— START Information supplied —

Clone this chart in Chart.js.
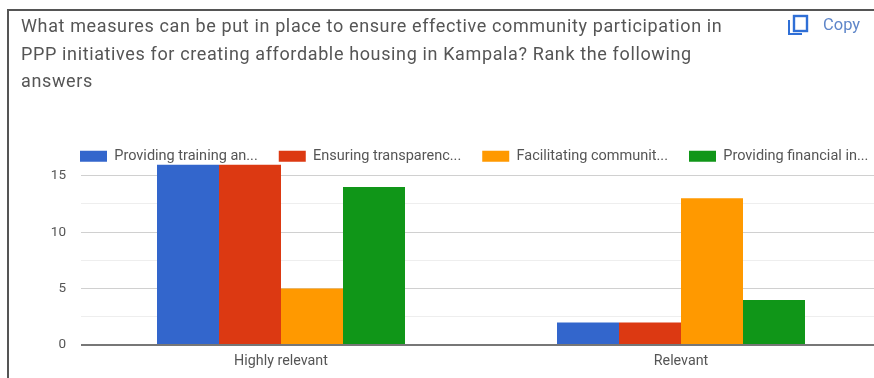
<!DOCTYPE html>
<html>
<head>
<meta charset="utf-8">
<title>Community participation in PPP initiatives</title>
<script src="https://cdn.jsdelivr.net/npm/chart.js@4"></script>
<style>
    html, body { margin: 0; padding: 0; background: #fff; }
    body { width: 874px; height: 378px; overflow: hidden; position: relative; font-family: Roboto, sans-serif; }
    #frame { position: absolute; left: 7px; top: 9px; width: 870px; height: 372px; border: 2px solid #555; box-sizing: border-box; }
    #question { position: absolute; left: 21px; top: 12px; width: 760px; font-size: 18px; letter-spacing: 0.63px; line-height: 27.5px; color: #555; }
    #copy { position: absolute; left: 823px; top: 15px; font-size: 16.5px; color: #5f86c9; }
    #icon { position: absolute; left: 787px; top: 14px; width: 22px; height: 22px; }
    #chartWrap { position: absolute; left: 0; top: 0; width: 874px; height: 378px; overflow: hidden; }
</style>
</head>
<body>
<div id="frame"></div>
<div id="chartWrap"><canvas id="answersChart" width="881" height="378" style="display:block;width:881px;height:378px"></canvas></div>
<div id="question">What measures can be put in place to ensure effective community participation in<br>PPP initiatives for creating affordable housing in Kampala? Rank the following<br>answers</div>
<svg id="icon" viewBox="0 0 22 22"><rect x="7" y="2" width="13" height="15" fill="none" stroke="#2f6fd6" stroke-width="2.4"/><path d="M2 6 V20 H15" fill="none" stroke="#2f6fd6" stroke-width="2"/></svg>
<div id="copy">Copy</div>
<script>
const categories = ["Highly relevant", "Relevant"];
const seriesNames = ["Providing training an...", "Ensuring transparenc...", "Facilitating communit...", "Providing financial in..."];
const trainingValues = [16, 2];
const transparencyValues = [16, 2];
const facilitatingValues = [5, 13];
const financialValues = [14, 4];
const seriesColors = ["#3366cc", "#dc3912", "#ff9900", "#109618"];
const yTicks = [0, 2.5, 5, 7.5, 10, 12.5, 15];

const seriesValues = [trainingValues, transparencyValues, facilitatingValues, financialValues];

// The legend sits just above the plot, lined up with its left edge.
// right is pushed out too, otherwise the last item wraps when it is drawn.
const legendPlacement = {
    id: "legendPlacement",
    afterLayout(chart) {
        const legend = chart.legend;
        legend.left = chart.chartArea.left - legend.options.labels.padding - 1;
        legend.right = legend.left + 900;
        legend.top = 149 - legend.options.labels.padding;
        legend.bottom = legend.top + legend.height;
    }
};

new Chart(document.getElementById("answersChart"), {
    type: "bar",
    data: {
        labels: categories,
        datasets: seriesNames.map((name, i) => ({
            label: name,
            data: seriesValues[i],
            backgroundColor: seriesColors[i],
            barPercentage: 1,
            categoryPercentage: 0.62
        }))
    },
    plugins: [legendPlacement],
    options: {
        responsive: false,
        animation: false,
        layout: { padding: { top: 119 } },
        plugins: {
            tooltip: { enabled: false },
            legend: {
                position: "top",
                align: "start",
                labels: {
                    boxWidth: 27,
                    boxHeight: 11,
                    padding: 21,
                    color: "#555",
                    font: { family: "Roboto", size: 14.5 }
                }
            }
        },
        scales: {
            x: {
                grid: { display: false },
                border: { display: false },
                ticks: { color: "#555", font: { family: "Roboto", size: 14.3 }, padding: 0, maxRotation: 0 },
                afterFit(scale) { scale.height = 33; }
            },
            y: {
                min: 0,
                max: 16,
                border: { display: false },
                grid: {
                    drawTicks: false,
                    color(ctx) {
                        if (ctx.tick.value === 0) return "#777";
                        return ctx.tick.value % 5 === 0 ? "#d0d0d0" : "#eeeeee";
                    },
                    lineWidth(ctx) { return ctx.tick.value === 0 ? 2 : 1; }
                },
                ticks: {
                    color: "#555",
                    font: { family: "Roboto", size: 13.5 },
                    padding: 15,
                    callback(value) { return value % 5 === 0 ? value : ""; }
                },
                afterBuildTicks(scale) { scale.ticks = yTicks.map(v => ({ value: v })); },
                afterFit(scale) { scale.width = 81; }
            }
        }
    }
});
</script>
</body>
</html>
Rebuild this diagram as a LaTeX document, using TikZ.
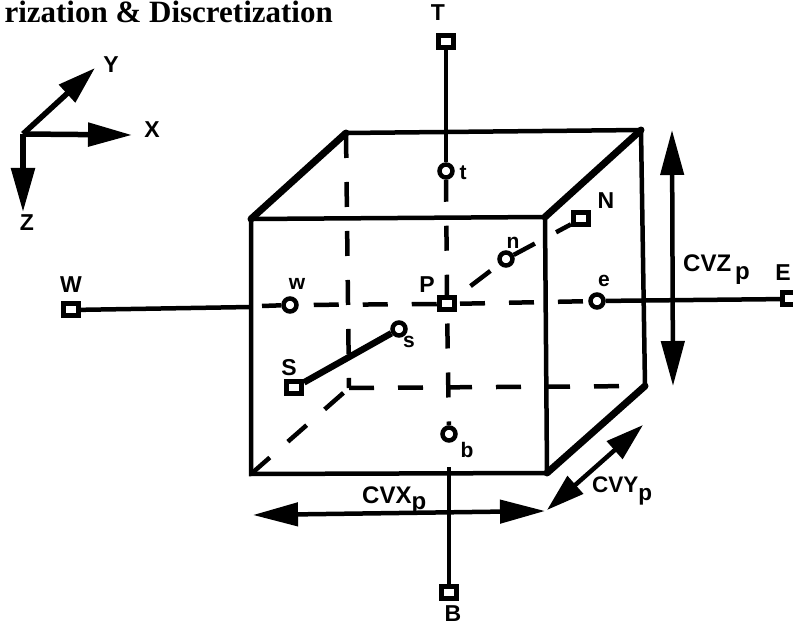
\documentclass[tikz,border=0pt]{standalone}
\usepackage{fontspec}
\setmainfont{Liberation Sans}
\newfontfamily\titlefont{Liberation Serif}
\usetikzlibrary{arrows.meta}
\tikzset{
	bignode/.style={rectangle,draw,line width=5pt,fill=white,inner sep=0pt,minimum width=15pt,minimum height=12pt},
	facenode/.style={circle,draw,line width=4.5pt,fill=white,inner sep=0pt,minimum size=13pt},
	lab/.style={inner sep=0pt,font=\fontsize{23}{23}\selectfont\bfseries},
	smalllab/.style={inner sep=0pt,font=\fontsize{21}{21}\selectfont\bfseries},
	cvlab/.style={inner sep=0pt,anchor=base west,font=\fontsize{24}{24}\selectfont\bfseries},
	edge/.style={line width=4.5pt,line cap=round},
	thickedge/.style={line width=7pt,line cap=round},
	hidden/.style={line width=4.5pt,dash pattern=on 25pt off 24pt},
	axisline/.style={line width=4.5pt},
	bigarrow/.style={line width=4.5pt,{Triangle[length=45pt,width=23pt]}-{Triangle[length=45pt,width=23pt]}},
	axisarrow/.style={line width=5.5pt,-{Triangle[length=44pt,width=23pt]}}
}
\begin{document}
\begin{tikzpicture}[x=1pt,y=-1pt]
	\useasboundingbox (0,0) rectangle (793,628);
	\node[anchor=base east,inner sep=0pt,font=\fontsize{31}{31}\selectfont\titlefont\bfseries] (title) at (333,23) {rization \& Discretization};
	% axes
	\coordinate (origin) at (23,134);
	\coordinate (ytip) at (95,68);
	\coordinate (xtip) at (132,135);
	\coordinate (ztip) at (23,212);
	\draw[axisarrow,-{Triangle[length=38pt,width=23pt]}] (origin) -- (ytip);
	\draw[axisarrow] (origin) -- (xtip);
	\draw[axisarrow] (origin) -- (ztip);
	\node[lab] (ylab) at (111,65) {Y};
	\node[lab] (xlab) at (152,130) {X};
	\node[lab] (zlab) at (27,223) {Z};
	% cube
	\coordinate (ftl) at (251,219);
	\coordinate (ftr) at (545,217);
	\coordinate (fbr) at (547,473);
	\coordinate (fbl) at (251,474);
	\coordinate (btl) at (346,133);
	\coordinate (btr) at (641,130);
	\coordinate (bbr) at (645,386);
	\coordinate (bbl) at (349,388);
	\draw[hidden] (btl) -- (bbl);
	\draw[hidden] (bbl) -- (bbr);
	\draw[hidden] (fbl) -- (bbl);
	\draw[edge] (ftl) -- (ftr) -- (fbr) -- (fbl) -- cycle;
	\draw[edge] (btl) -- (btr) -- (bbr);
	\draw[thickedge] (ftl) -- (btl);
	\draw[thickedge] (ftr) -- (btr);
	\draw[thickedge] (fbr) -- (bbr);
	% grid points
	\node[bignode] (P) at (447,304) {};
	\node[bignode] (T) at (446,42) {};
	\node[bignode] (B) at (449,592) {};
	\node[bignode] (W) at (71,310) {};
	\node[bignode] (E) at (790,299) {};
	\node[bignode] (S) at (294,388) {};
	\node[bignode] (N) at (581,219) {};
	\node[facenode] (t) at (446,171) {};
	\node[facenode] (b) at (449,434) {};
	\node[facenode] (w) at (290,305) {};
	\node[facenode] (e) at (597,301) {};
	\node[facenode] (s) at (399,329) {};
	\node[facenode] (n) at (506,259) {};
	\coordinate (wleft) at (251,307);
	\coordinate (wright) at (262,306);
	\coordinate (bfoot) at (449,467);
	\draw[axisline] (T) -- (t);
	\draw[axisline] (W) -- (wleft);
	\draw[axisline] (wright) -- (w);
	\draw[axisline] (e) -- (E);
	\draw[axisline] (bfoot) -- (B);
	\draw[line width=6.5pt] (S) -- (s);
	\draw[hidden,dash phase=3pt] (t) -- (P);
	\draw[hidden,dash phase=38pt] (P) -- (b);
	\draw[hidden,dash phase=34pt] (w) -- (P);
	\draw[hidden,dash phase=46pt] (P) -- (e);
	\draw[hidden,dash phase=32pt] (P) -- (n);
	\draw[hidden,dash phase=1pt] (n) -- (N);
	% size arrows
	\coordinate (zup) at (672,130);
	\coordinate (zdown) at (673,386);
	\coordinate (xleft) at (253,515);
	\coordinate (xright) at (545,511);
	\coordinate (yup) at (643,425);
	\coordinate (ydown) at (547,510);
	\draw[bigarrow] (zup) -- (zdown);
	\draw[bigarrow] (xleft) -- (xright);
	\draw[bigarrow,{Triangle[length=38pt,width=23pt]}-{Triangle[length=38pt,width=23pt]}] (ydown) -- (yup);
	% labels
	\node[lab] (Tlab) at (438,13) {T};
	\node[smalllab] (tlab) at (463,173) {t};
	\node[lab] (Nlab) at (606,201) {N};
	\node[smalllab] (nlab) at (513,243) {n};
	\node[lab] (Plab) at (427,285) {P};
	\node[smalllab] (elab) at (604,281) {e};
	\node[smalllab] (wlab) at (297,284) {w};
	\node[smalllab] (slab) at (409,342) {s};
	\node[lab] (Slab) at (289,368) {S};
	\node[smalllab] (blab) at (467,450) {b};
	\node[lab] (Blab) at (453,614) {B};
	\node[lab] (Wlab) at (71,285) {W};
	\node[lab] (Elab) at (783,273) {E};
	\node[cvlab] (cvz) at (683,272) {CVZ\,\raisebox{-8pt}{p}};
	\node[cvlab,font=\fontsize{22.5}{22.5}\selectfont\bfseries] (cvy) at (592,492) {CVY\raisebox{-8pt}{p}};
	\node[cvlab] (cvx) at (362,503) {CVX\raisebox{-6pt}{p}};
\end{tikzpicture}
\end{document}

— END Information supplied —

• _Objective_: Using the records above, find and show each line with the string "this".

• _In response_:
Clone this chart in Chart.js.
Rebuild this diagram as a LaTeX document, using TikZ.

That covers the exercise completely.